Embeddings as a New Frontier for the Science of Meaning
This new approach, which combines novel ways of representing linguistic data, may represent the new frontier in assessment development and measurement. While traditional methods focus on analyzing responses, embeddings allow us to look deeper into the language of the items themselves. By combining statistical evidence with linguistic analysis, we’re better equipped to refine scales, ensure validity, and understand the constructs.
From an assessment perspective, one of the only ways to address the impact of uncertainties around AI and test-taking is to make the assessment process more open, multidimensional. Where we once constrained the set of candidate options for the sake of brevity and construct specificity, perhaps we must now embrace a ‘broader’ assessment space. One conducted with the help of AI perhaps?
Of course, this opens the door to new applications, like using embeddings to generate new psychometric items or even expanding the range of our measurement processes, embracing higher dimensional datasets and the complexity involved in such analysese. It also allows us to identify items with linguistic bias, and to ask new questions: If two items are statistically related but linguistically distant, what does that say about the clarity of their meaning?
Combining responses and semantic structures
On the one hand we have structural, statistical data about how people respond to questions, on the other we have multidimensional statistical objects that retain semantic quantities of the questions. How those interact is to be determined.
Ultimately that brings us back to the beginning. Embeddings capture some degree of the nuances and subtelties of language, they take semantic information and quantify it, measure it. By representing words as numbers, we’re then able to perform statistical operations on the things that exist within the structure of our language. And, in doing this, we have the opportunity to model hitherto unknown relationships between thoughts, concepts, categories, and cognitions. Not only as a form of supplementary evidence, but as a primary form of semantic relatedness.
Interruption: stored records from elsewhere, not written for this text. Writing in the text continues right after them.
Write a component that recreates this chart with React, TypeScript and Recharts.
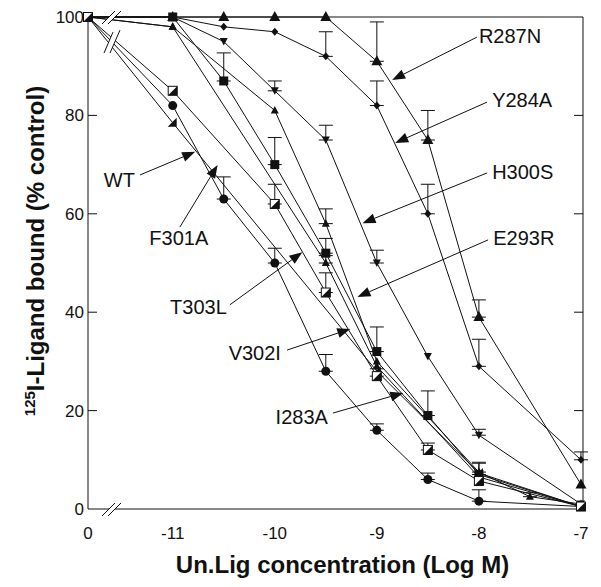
import React from 'react';
import { LineChart, Line, XAxis, YAxis, ErrorBar, ReferenceLine, ReferenceDot, Label } from 'recharts';

// ---------- data ----------
const conc = [0, -11, -10.5, -10, -9.5, -9, -8.5, -8, -7.5, -7];

const R287N = [100, 100, 100, 100, 100, 91, 75, 39, null, 5];
const Y284A = [100, 100, 98, 97, 92, 82, 60, 29, null, 10];
const H300S = [100, 100, 95, 85, 75, 50, 31, 15, null, 1];
const T303L = [100, 98, null, 81, 58, 30, null, 7.5, 2.5, 1];
const E293R = [100, 100, 87, 70, 52, 32, 19, 7, null, 0.5];
const V302I = [100, 85, null, 62, 44, 27, 12, 5.7, null, 0.5];
const I283A = [100, 82, 63, 50, 28, 16, 6, 1.6, null, 0.5];
const WT = [100, 78.5, null, null, null, 28, null, 7.3, null, 0.5];
const F301A = [100, 98, null, null, 50, 29, null, 6.5, null, 0.5];

const R287Nerr = [null, null, null, null, null, 8, 6, 3.5, null, null];
const Y284Aerr = [null, null, null, null, 5, 5, 6, 5.5, null, 1.6];
const H300Serr = [null, null, null, 2, 3, 2.6, null, 1.2, null, null];
const T303Lerr = [null, null, null, null, 3, null, null, 1.8, 0.8, null];
const E293Rerr = [null, null, 5.7, 5.5, 3, 5, 5, 2.5, null, null];
const V302Ierr = [null, null, null, 4, 4, 1.5, 1.4, null, null, null];
const I283Aerr = [null, null, 4.5, 3, 3.4, 1.3, 1.3, 2.3, null, null];
const WTerr = [null, null, null, null, null, null, null, null, null, null];
const F301Aerr = [null, null, null, null, 1.5, null, null, null, null, null];

const seriesKeys = ['R287N', 'Y284A', 'H300S', 'T303L', 'E293R', 'WT', 'F301A', 'I283A', 'V302I'];
const seriesValues = { R287N, Y284A, H300S, T303L, E293R, V302I, I283A, WT, F301A };
const seriesErrors = {
  R287N: R287Nerr, Y284A: Y284Aerr, H300S: H300Serr, T303L: T303Lerr, E293R: E293Rerr,
  V302I: V302Ierr, I283A: I283Aerr, WT: WTerr, F301A: F301Aerr,
};
const seriesMarker = {
  R287N: 'bigTri', Y284A: 'diamond', H300S: 'triDown', T303L: 'smallTri', E293R: 'square',
  V302I: 'halfSquare', I283A: 'circle', WT: 'halfTri', F301A: 'smallTri',
};

const yTicks = [0, 20, 40, 60, 80, 100];
const xTickValues = [-11, -10, -9, -8, -7];
const zeroLabel = '0';

// annotations (data units)
const annLabels = ['R287N', 'Y284A', 'H300S', 'E293R', 'WT', 'F301A', 'T303L', 'V302I', 'I283A'];
const annTextX = [-8.0, -7.87, -7.87, -7.86, -11.37, -10.94, -10.47, -9.94, -9.48];
const annTextY = [94.7, 81.7, 67.1, 53.7, 65.4, 53.7, 39.6, 30.3, 17.3];
const annAnchor = ['start', 'start', 'start', 'start', 'end', 'middle', 'end', 'end', 'end'];
const annFromX = [-8.02, -7.92, -7.92, -7.91, -11.32, -10.93, -10.44, -9.88, -9.43];
const annFromY = [95.9, 82.7, 68.3, 54.7, 67.9, 57.3, 41.5, 32.3, 19.5];
const annTipX = [-8.85, -8.82, -9.14, -9.19, -10.78, -10.56, -9.73, -9.26, -8.74];
const annTipY = [87.2, 74.4, 58.1, 43.1, 72.6, 69.9, 52.2, 36.6, 23.6];

// axis break
const X0 = -11.83; // axis position of the "0" concentration
const XMAX = -6.98;
const BREAK_X = -11.595;
const BREAK_BUNDLE_Y = 94.9;

const xTicks = [X0, ...xTickValues];

const FONT = 'Liberation Sans, Arial, Helvetica, sans-serif';
const INK = '#111';

const rows = conc.map((c, i) => {
  const row: any = { x: c === 0 ? X0 : c };
  seriesKeys.forEach((k) => {
    row[k] = seriesValues[k][i];
    const e = seriesErrors[k][i];
    if (e != null && seriesValues[k][i] != null) row[k + '_err'] = [0, e];
  });
  return row;
});

function marker(type: string, cx: number, cy: number, key: string) {
  switch (type) {
    case 'bigTri':
      return <polygon key={key} points={`${cx},${cy - 6} ${cx + 5.5},${cy + 4} ${cx - 5.5},${cy + 4}`} fill={INK} />;
    case 'diamond':
      return <polygon key={key} points={`${cx},${cy - 4} ${cx + 3.5},${cy} ${cx},${cy + 4} ${cx - 3.5},${cy}`} fill={INK} />;
    case 'triDown':
      return <polygon key={key} points={`${cx - 4},${cy - 3.5} ${cx + 4},${cy - 3.5} ${cx},${cy + 4}`} fill={INK} />;
    case 'smallTri':
      return <polygon key={key} points={`${cx},${cy - 4.5} ${cx + 4},${cy + 3} ${cx - 4},${cy + 3}`} fill={INK} />;
    case 'halfTri':
      return <polygon key={key} points={`${cx + 4},${cy - 5} ${cx + 4},${cy + 4} ${cx - 5},${cy + 4}`} fill={INK} />;
    case 'square':
      return <rect key={key} x={cx - 4.5} y={cy - 4.5} width={9} height={9} fill={INK} />;
    case 'halfSquare':
      return (
        <g key={key}>
          <rect x={cx - 4.5} y={cy - 4.5} width={9} height={9} fill="#fff" stroke={INK} strokeWidth={1} />
          <polygon points={`${cx + 4.5},${cy - 4.5} ${cx + 4.5},${cy + 4.5} ${cx - 4.5},${cy + 4.5}`} fill={INK} />
        </g>
      );
    case 'circle':
    default:
      return <circle key={key} cx={cx} cy={cy} r={4.5} fill={INK} />;
  }
}

const makeDot = (k: string) => (props: any) => {
  const { cx, cy, payload, index } = props;
  const key = `${k}-${index}`;
  if (cx == null || cy == null || payload[k] == null) return <g key={key} />;
  if (payload.x === X0 && seriesMarker[k] !== 'halfSquare') return <g key={key} />;
  return marker(seriesMarker[k], cx, cy, key);
};

const yTickShape = (p: any) => (
  <g>
    <line x1={p.x1} y1={p.y1} x2={p.x1 + 9} y2={p.y1} stroke={INK} strokeWidth={1} />
    <line x1={p.x2 - 9} y1={p.y2} x2={p.x2} y2={p.y2} stroke={INK} strokeWidth={1} />
  </g>
);

const xTickShape = (p: any) => {
  const top = Math.min(p.y1, p.y2);
  const bottom = Math.max(p.y1, p.y2);
  return (
    <g>
      <line x1={p.x1} y1={bottom} x2={p.x1} y2={bottom - 7} stroke={INK} strokeWidth={1} />
      <line x1={p.x1} y1={top} x2={p.x1} y2={top + 5} stroke="#2b3a9a" strokeWidth={1} />
    </g>
  );
};

const axisBreak = (p: any) => {
  const { cx, cy } = p;
  return (
    <g>
      <polygon points={`${cx - 10},${cy + 7} ${cx + 3},${cy - 6} ${cx + 9},${cy - 6} ${cx - 4},${cy + 7}`} fill="#fff" />
      <line x1={cx - 10} y1={cy + 7} x2={cx + 3} y2={cy - 6} stroke={INK} strokeWidth={1} />
      <line x1={cx - 4} y1={cy + 7} x2={cx + 9} y2={cy - 6} stroke={INK} strokeWidth={1} />
    </g>
  );
};

const bundleBreak = (p: any) => {
  const { cx, cy } = p;
  return (
    <g>
      <polygon points={`${cx - 8},${cy + 11} ${cx + 1},${cy - 10} ${cx + 8},${cy - 12} ${cx - 2},${cy + 11}`} fill="#fff" />
      <line x1={cx - 8} y1={cy + 11} x2={cx + 1} y2={cy - 10} stroke={INK} strokeWidth={1} />
      <line x1={cx - 2} y1={cy + 11} x2={cx + 8} y2={cy - 12} stroke={INK} strokeWidth={1} />
    </g>
  );
};

const arrowShape = (p: any) => {
  const { x1, y1, x2, y2 } = p;
  const dx = x2 - x1;
  const dy = y2 - y1;
  const len = Math.sqrt(dx * dx + dy * dy) || 1;
  const ux = dx / len;
  const uy = dy / len;
  const L = 13;
  const W = 5;
  const bx = x2 - ux * L;
  const by = y2 - uy * L;
  const px = -uy * W;
  const py = ux * W;
  return (
    <g>
      <line x1={x1} y1={y1} x2={bx} y2={by} stroke={INK} strokeWidth={1} />
      <polygon points={`${x2},${y2} ${bx + px},${by + py} ${bx - px},${by - py}`} fill={INK} />
    </g>
  );
};

const makeTextShape = (text: string, anchor: string) => (p: any) => (
  <text x={p.cx} y={p.cy} textAnchor={anchor} fontSize={20} fontFamily={FONT} fill={INK}>
    {text}
  </text>
);

const renderYLabel = (props: any) => {
  const vb = props.viewBox || { x: 28, y: 17, width: 60, height: 492 };
  const cx = vb.x + 16;
  const cy = vb.y + vb.height / 2 - 12;
  return (
    <text
      x={cx}
      y={cy}
      transform={`rotate(-90, ${cx}, ${cy})`}
      textAnchor="middle"
      fontSize={24}
      fontWeight="bold"
      fontFamily={FONT}
      fill={INK}
    >
      <tspan fontSize={15} dy={-9}>125</tspan>
      <tspan dy={9}>I-Ligand bound (% control)</tspan>
    </text>
  );
};

const renderXLabel = (props: any) => {
  const vb = props.viewBox || { x: 88, y: 509, width: 495, height: 40 };
  return (
    <text
      x={vb.x + vb.width / 2 + 7}
      y={vb.y + 64}
      textAnchor="middle"
      fontSize={24}
      fontWeight="bold"
      fontFamily={FONT}
      fill={INK}
    >
      Un.Lig concentration (Log M)
    </text>
  );
};

export default function App() {
  return (
    <div style={{ position: 'absolute', left: 0, top: 0, background: '#fff' }}>
      <LineChart width={601} height={587} data={rows} margin={{ top: 17, right: 18, bottom: 38, left: 28 }}>
        <XAxis
          dataKey="x"
          type="number"
          domain={[X0, XMAX]}
          ticks={xTicks}
          tickFormatter={(v: number) => (v === X0 ? zeroLabel : String(v))}
          tickSize={0}
          tickMargin={18}
          height={40}
          axisLine={{ stroke: INK, strokeWidth: 1 }}
          tick={{ fill: INK, fontSize: 17, fontFamily: FONT }}
          interval={0}
        >
          <Label content={renderXLabel} />
        </XAxis>
        <YAxis
          type="number"
          domain={[0, 100]}
          ticks={yTicks}
          tickSize={0}
          tickMargin={4}
          width={60}
          axisLine={{ stroke: INK, strokeWidth: 1 }}
          tick={{ fill: INK, fontSize: 17, fontFamily: FONT }}
          interval={0}
        >
          <Label content={renderYLabel} />
        </YAxis>

        <ReferenceLine y={100} stroke={INK} strokeWidth={1} />
        <ReferenceLine x={XMAX} stroke={INK} strokeWidth={1} />
        {yTicks.filter((v) => v > 0 && v < 100).map((v) => (
          <ReferenceLine key={`yt${v}`} y={v} shape={yTickShape} />
        ))}
        {xTickValues.filter((v) => v > -7).map((v) => (
          <ReferenceLine key={`xt${v}`} x={v} shape={xTickShape} />
        ))}

        {seriesKeys.map((k) => (
          <Line
            key={k}
            dataKey={k}
            type="linear"
            stroke={INK}
            strokeWidth={1}
            connectNulls
            dot={makeDot(k)}
            activeDot={false}
            isAnimationActive={false}
          >
            <ErrorBar dataKey={k + '_err'} width={7} stroke={INK} strokeWidth={1} direction="y" />
          </Line>
        ))}

        <ReferenceDot x={BREAK_X} y={0} ifOverflow="visible" shape={axisBreak} />
        <ReferenceDot x={BREAK_X} y={100} ifOverflow="visible" shape={axisBreak} />
        <ReferenceDot x={BREAK_X} y={BREAK_BUNDLE_Y} ifOverflow="visible" shape={bundleBreak} />

        {annLabels.map((t, i) => (
          <ReferenceLine
            key={`ar${t}`}
            ifOverflow="visible"
            segment={[
              { x: annFromX[i], y: annFromY[i] },
              { x: annTipX[i], y: annTipY[i] },
            ]}
            shape={arrowShape}
          />
        ))}
        {annLabels.map((t, i) => (
          <ReferenceDot
            key={`tx${t}`}
            x={annTextX[i]}
            y={annTextY[i]}
            ifOverflow="visible"
            shape={makeTextShape(t, annAnchor[i])}
          />
        ))}
      </LineChart>
    </div>
  );
}
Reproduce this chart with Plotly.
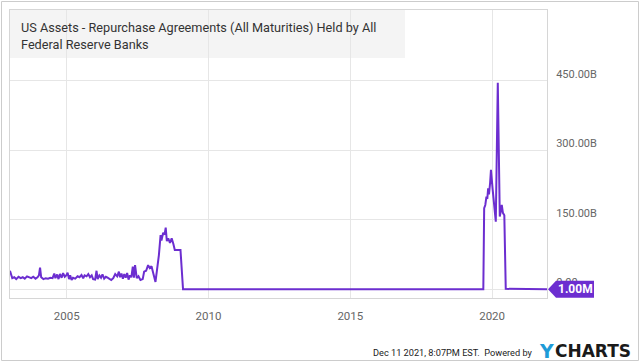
import pandas as pd
import plotly.graph_objects as go

# ---- data (decimal years, values in billions USD) ----
years = [
    2003.00, 2003.04, 2003.08, 2003.15, 2003.22, 2003.30, 2003.38, 2003.45, 2003.52, 2003.60,
    2003.68, 2003.75, 2003.82, 2003.90, 2003.97, 2004.02, 2004.06, 2004.10, 2004.18, 2004.26,
    2004.34, 2004.42, 2004.50, 2004.56, 2004.60, 2004.66, 2004.71, 2004.76, 2004.82, 2004.87,
    2004.93, 2004.98, 2005.03, 2005.08, 2005.12, 2005.17, 2005.22, 2005.30, 2005.38, 2005.45,
    2005.52, 2005.58, 2005.63, 2005.70, 2005.76, 2005.82, 2005.88, 2005.93, 2006.00, 2006.05,
    2006.09, 2006.15, 2006.21, 2006.26, 2006.32, 2006.38, 2006.44, 2006.50, 2006.57, 2006.64,
    2006.71, 2006.78, 2006.84, 2006.88, 2006.93, 2006.98, 2007.03, 2007.08, 2007.13, 2007.18,
    2007.23, 2007.28, 2007.33, 2007.37, 2007.41, 2007.47, 2007.53, 2007.60, 2007.68, 2007.73,
    2007.80, 2007.87, 2007.93, 2007.99, 2008.06, 2008.13, 2008.25, 2008.31, 2008.34, 2008.40,
    2008.45, 2008.49, 2008.53, 2008.58, 2008.64, 2008.70, 2008.76, 2008.81, 2009.01, 2009.10,
    2012.00, 2016.00, 2019.69, 2019.72, 2019.76, 2019.80, 2019.83, 2019.86, 2019.89, 2019.93,
    2019.96, 2020.02, 2020.06, 2020.10, 2020.13, 2020.20, 2020.24, 2020.27, 2020.31, 2020.34,
    2020.38, 2020.43, 2020.48, 2020.70, 2021.00, 2021.40, 2021.80, 2021.935,
]
values_b = [
    40, 28, 24, 26, 22, 27, 24, 26, 23, 28,
    25, 24, 27, 23, 26, 30, 47, 26, 22, 24,
    23, 25, 24, 34, 24, 32, 22, 33, 25, 35,
    27, 30, 36, 22, 30, 20, 25, 23, 28, 26,
    31, 24, 30, 28, 33, 26, 30, 22, 21, 40,
    22, 30, 25, 32, 23, 27, 25, 22, 20, 24,
    33, 28, 38, 26, 34, 23, 33, 25, 35, 21,
    30, 26, 49, 25, 52, 24, 28, 20, 22, 38,
    40, 52, 46, 50, 30, 16, 74, 117, 105, 122,
    118, 133, 104, 110, 100, 110, 98, 85, 85, 0,
    0, 0, 0, 175, 182, 200, 195, 218, 205, 230,
    258, 215, 186, 160, 146, 446, 200, 157, 170, 182,
    165, 160, 1, 1, 1, 1, 1, 0.001,
]

x_ticks = ["2005", "2010", "2015", "2020"]
y_tickvals_b = [0, 150, 300, 450]
y_ticktext = ["0.00", "150.00B", "300.00B", "450.00B"]
last_label = "1.00M"
title_text = "US Assets - Repurchase Agreements (All Maturities) Held by All<br>Federal Reserve Banks"
footer_text = "Dec 11 2021, 8:07PM EST.  Powered by"

# ---- convert ----
def dec_to_date(y):
    yr = int(y)
    start = pd.Timestamp(year=yr, month=1, day=1)
    end = pd.Timestamp(year=yr + 1, month=1, day=1)
    return start + (end - start) * (y - yr)

dates = [dec_to_date(y) for y in years]
values = [v * 1e9 for v in values_b]

PURPLE = "#6c2ed0"
GRID = "#e6e6e6"

fig = go.Figure()
fig.add_trace(go.Scatter(x=dates, y=values, mode="lines",
                         line=dict(color=PURPLE, width=2), hoverinfo="skip"))

W, H = 640, 362
L, R, T, B = 10, 93, 10, 64
pw, ph = W - L - R, H - T - B

def px_x(p):
    return (p - L) / pw

def px_y(p):
    return (H - B - p) / ph

fig.update_layout(
    width=W, height=H,
    margin=dict(l=L, r=R, t=T, b=B, pad=0),
    paper_bgcolor="white", plot_bgcolor="white",
    showlegend=False,
    font=dict(family="Roboto", color="#666666", size=12),
    xaxis=dict(
        type="date",
        range=["2003-01-01", "2021-12-08"],
        tickvals=[pd.Timestamp(f"{t}-01-01") for t in x_ticks],
        ticktext=x_ticks,
        showgrid=True, gridcolor=GRID, gridwidth=1,
        showline=True, linecolor="#d6d6d6", linewidth=1, mirror=True,
        ticks="", ticklabelstandoff=7,
        tickfont=dict(size=11.5, color="#666666"),
        zeroline=False,
    ),
    yaxis=dict(
        side="right",
        range=[-18.8e9, 603e9],
        tickvals=[v * 1e9 for v in y_tickvals_b],
        ticktext=y_ticktext,
        showgrid=True, gridcolor=GRID, gridwidth=1,
        showline=True, linecolor="#d6d6d6", linewidth=1, mirror=True,
        ticks="", ticklabelstandoff=6, ticklabelshift=-7,
        tickfont=dict(size=11, color="#666666"),
        zeroline=False,
    ),
)

# title box
fig.add_shape(type="rect", xref="paper", yref="paper",
              x0=0, x1=px_x(405), y0=px_y(58), y1=1,
              fillcolor="#f4f4f4", line=dict(width=0), layer="below")
fig.add_annotation(xref="paper", yref="paper", x=px_x(19), y=px_y(18),
                   xanchor="left", yanchor="top", align="left", showarrow=False,
                   text=title_text,
                   font=dict(family="Roboto", size=12.7, color="#333333"))

# outer frame
fig.add_shape(type="rect", xref="paper", yref="paper",
              x0=px_x(1.5), x1=px_x(638.5), y0=px_y(360.5), y1=px_y(1.5),
              line=dict(color="#cccccc", width=1), fillcolor="rgba(0,0,0,0)", layer="above")

# last value label with arrow
fig.add_shape(type="path", xref="paper", yref="y",
              xsizemode="pixel", ysizemode="pixel",
              xanchor=1, yanchor=values[-1],
              path="M1,0 L9,8.5 L47,8.5 L47,-8.5 L9,-8.5 Z",
              fillcolor=PURPLE, line=dict(width=0), layer="above")
fig.add_annotation(xref="paper", yref="y", x=1, y=values[-1], xshift=28,
                   text=f"<b>{last_label}</b>", showarrow=False,
                   xanchor="center", yanchor="middle",
                   font=dict(family="Roboto", size=12, color="white"))

# footer
fig.add_annotation(xref="paper", yref="paper", x=px_x(535), y=px_y(352),
                   xanchor="right", yanchor="middle", showarrow=False,
                   text=footer_text,
                   font=dict(family="Roboto", size=9.2, color="#222222"))
fig.add_annotation(xref="paper", yref="paper", x=px_x(537), y=px_y(351),
                   xanchor="left", yanchor="middle", showarrow=False,
                   text="<b>Y</b>",
                   font=dict(family="DejaVu Sans", size=19, color="#1e9bd7"))
fig.add_annotation(xref="paper", yref="paper", x=px_x(553), y=px_y(351),
                   xanchor="left", yanchor="middle", showarrow=False,
                   text="<b>CHARTS</b>",
                   font=dict(family="DejaVu Sans", size=17, color="#1a1a1a"))

fig.write_html("out.html", config={"displayModeBar": False},
               post_script="document.body.style.margin='0';")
Beyond this, by looking at the the relationship between words and meaning from a different perspective, we might be able to develop a novel appreciation for the way in which thoughts and ideas fit together, and perhaps a more detailed view of our culture, philosophy, and language.
Footnotes
Hernandez and Nie (2022) investigated the relationship between item embeddings and item-level intercorrelations. In their study, they trained a model to take pairs of items as input and predict the empirical correlation between them. This suggested that items with high semantic similarity also showed similar response patterns, opening new avenues for understanding how language influences response behavior.↩︎
Relatedly Wulff and Mata (2023) follow up studies revealed that the the average cosine similarity between item embeddings could predict internal consistency reliability—a key psychometric metric, and items on different scales had lower similarities than items on the same scales↩︎
Also cosine similarity might not be similarity.↩︎